>> begin GIVEN MATERIAL

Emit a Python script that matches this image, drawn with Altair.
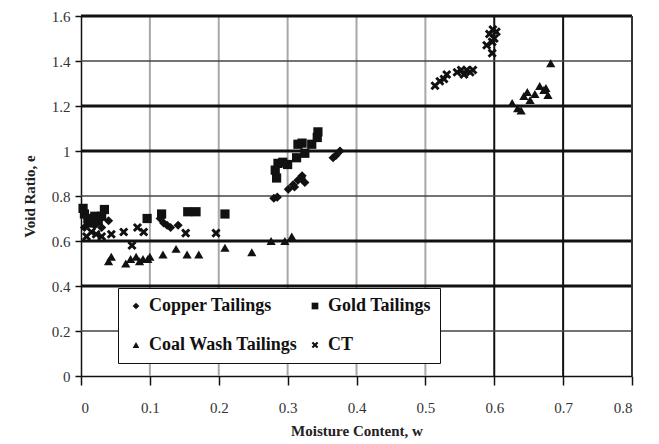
import altair as alt
import pandas as pd

# ---------------- data ----------------
copper_w = [0.005, 0.01, 0.015, 0.02, 0.025, 0.03, 0.04, 0.115, 0.12, 0.125, 0.13, 0.141,
            0.28, 0.285, 0.301, 0.308, 0.31, 0.315, 0.32, 0.321, 0.325, 0.366, 0.37, 0.376]
copper_e = [0.66, 0.68, 0.70, 0.67, 0.69, 0.66, 0.69, 0.70, 0.68, 0.67, 0.66, 0.67,
            0.79, 0.795, 0.83, 0.85, 0.84, 0.87, 0.88, 0.89, 0.86, 0.97, 0.98, 1.0]

gold_w = [0.003, 0.005, 0.01, 0.015, 0.02, 0.025, 0.03, 0.034, 0.096, 0.117, 0.155, 0.167, 0.209,
          0.282, 0.284, 0.286, 0.293, 0.30, 0.313, 0.315, 0.321, 0.325, 0.335, 0.343, 0.344]
gold_e = [0.745, 0.72, 0.70, 0.68, 0.71, 0.69, 0.71, 0.74, 0.70, 0.72, 0.73, 0.73, 0.72,
          0.915, 0.88, 0.945, 0.95, 0.94, 0.97, 1.03, 1.035, 0.99, 1.03, 1.06, 1.085]

coal_w = [0.04, 0.044, 0.065, 0.072, 0.08, 0.085, 0.09, 0.097, 0.10, 0.119, 0.138, 0.154, 0.171,
          0.209, 0.248, 0.276, 0.296, 0.306,
          0.626, 0.634, 0.639, 0.643, 0.648, 0.652, 0.659, 0.666, 0.672, 0.675, 0.678, 0.682]
coal_e = [0.51, 0.53, 0.50, 0.52, 0.53, 0.51, 0.52, 0.52, 0.53, 0.54, 0.565, 0.54, 0.54,
          0.57, 0.55, 0.60, 0.60, 0.62,
          1.213, 1.19, 1.18, 1.244, 1.262, 1.227, 1.253, 1.289, 1.271, 1.28, 1.249, 1.39]

ct_w = [0.008, 0.015, 0.022, 0.03, 0.044, 0.062, 0.074, 0.082, 0.091, 0.152, 0.196,
        0.514, 0.521, 0.527, 0.531, 0.546, 0.552, 0.556, 0.56, 0.565, 0.569,
        0.589, 0.593, 0.597, 0.597, 0.598, 0.60, 0.603]
ct_e = [0.62, 0.64, 0.63, 0.62, 0.63, 0.64, 0.58, 0.66, 0.64, 0.635, 0.635,
        1.29, 1.31, 1.32, 1.34, 1.35, 1.36, 1.34, 1.36, 1.35, 1.36,
        1.47, 1.52, 1.485, 1.435, 1.54, 1.50, 1.53]

# legend is filled column by column: Copper / Coal Wash in column 1, Gold / CT in column 2
series_names = ["Copper Tailings", "Coal Wash Tailings", "Gold Tailings", "CT"]
series_shapes = ["diamond", "triangle-up", "square",
                 "M-1,-0.55L-0.55,-1L0,-0.45L0.55,-1L1,-0.55L0.45,0L1,0.55L0.55,1L0,0.45L-0.55,1L-1,0.55L-0.45,0Z"]

x_ticks = [0, 0.1, 0.2, 0.3, 0.4, 0.5, 0.6, 0.7, 0.8]
y_ticks = [0, 0.2, 0.4, 0.6, 0.8, 1.0, 1.2, 1.4, 1.6]

vgrid_gray = [0.1, 0.2, 0.3, 0.4, 0.5]
vgrid_black = [0.6, 0.7]
hgrid_thick = [0.4, 0.6, 1.0, 1.2]
hgrid_thin = [0.2, 0.8, 1.4]
top_border = [1.6]
right_border = [0.8]

# ---------------- tables ----------------
rows = []
for name, ws, es in zip(["Copper Tailings", "Gold Tailings", "Coal Wash Tailings", "CT"],
                        [copper_w, gold_w, coal_w, ct_w],
                        [copper_e, gold_e, coal_e, ct_e]):
    for w, e in zip(ws, es):
        rows.append({"w": w, "e": e, "series": name})
pts = pd.DataFrame(rows)

SERIF = "Liberation Serif"
xs = alt.Scale(domain=[0, 0.8], nice=False, zero=False)
ys = alt.Scale(domain=[0, 1.6], nice=False, zero=False)

x_axis = alt.Axis(values=x_ticks, format="~g", grid=False, title="Moisture Content, w",
                  labelFont=SERIF, labelFontSize=15, labelColor="#333333",
                  tickColor="#111111", tickSize=9, tickWidth=1.5,
                  domainColor="#111111", domainWidth=1.5, labelPadding=15,
                  titleFont=SERIF, titleFontSize=15, titleFontWeight="bold",
                  titleColor="#222222", titlePadding=8)
y_axis = alt.Axis(values=y_ticks, format="~g", grid=False, title="Void Ratio, e",
                  labelFont=SERIF, labelFontSize=15, labelColor="#333333",
                  tickColor="#111111", tickSize=6, tickWidth=1.5,
                  domainColor="#111111", domainWidth=1.5, labelPadding=5,
                  titleFont=SERIF, titleFontSize=15, titleFontWeight="bold",
                  titleColor="#222222", titlePadding=14)


def vrules(vals, color, width):
    return alt.Chart(pd.DataFrame({"w": vals})).mark_rule(color=color, strokeWidth=width).encode(
        x=alt.X("w:Q", scale=xs, axis=x_axis))


def hrules(vals, color, width):
    return alt.Chart(pd.DataFrame({"e": vals})).mark_rule(color=color, strokeWidth=width).encode(
        y=alt.Y("e:Q", scale=ys, axis=y_axis))


points = alt.Chart(pts).mark_point(filled=True, color="#111111", opacity=1, size=85, strokeWidth=0).encode(
    x=alt.X("w:Q", scale=xs, axis=x_axis),
    y=alt.Y("e:Q", scale=ys, axis=y_axis),
    shape=alt.Shape("series:N",
                    scale=alt.Scale(domain=series_names, range=series_shapes),
                    legend=alt.Legend(title=None, orient="none", legendX=37, legendY=272,
                                      columns=2, columnPadding=8, rowPadding=21,
                                      padding=9, fillColor="white", strokeColor="#111111",
                                      labelFont=SERIF, labelFontSize=18, labelFontWeight="bold",
                                      labelColor="#111111", labelLimit=400, symbolSize=45,
                                      symbolFillColor="#111111", symbolStrokeWidth=0,
                                      labelOffset=4)),
)

chart = alt.layer(
    vrules(vgrid_gray, "#a8a8a8", 2),
    vrules(vgrid_black, "#111111", 2),
    hrules(hgrid_thin, "#444444", 1.6),
    hrules(hgrid_thick, "#111111", 3),
    hrules(top_border, "#111111", 3),
    vrules(right_border, "#333333", 2),
    points,
).properties(
    width=551, height=360,
    autosize=alt.AutoSizeParams(type="none"),
    padding={"left": 81, "top": 16, "right": 27, "bottom": 68},
).configure_view(stroke=None).configure(background="white")

chart.save("out.html", embed_options={"renderer": "svg", "actions": False})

>> end GIVEN MATERIAL

■ EXERCISE: Only the lines from the start of the material through the line containing "import pandas as pd" should be transcribed. Pictures stay out.

■ EXERCISE RESPONSE:
Emit a Python script that matches this image, drawn with Altair.
import altair as alt
import pandas as pd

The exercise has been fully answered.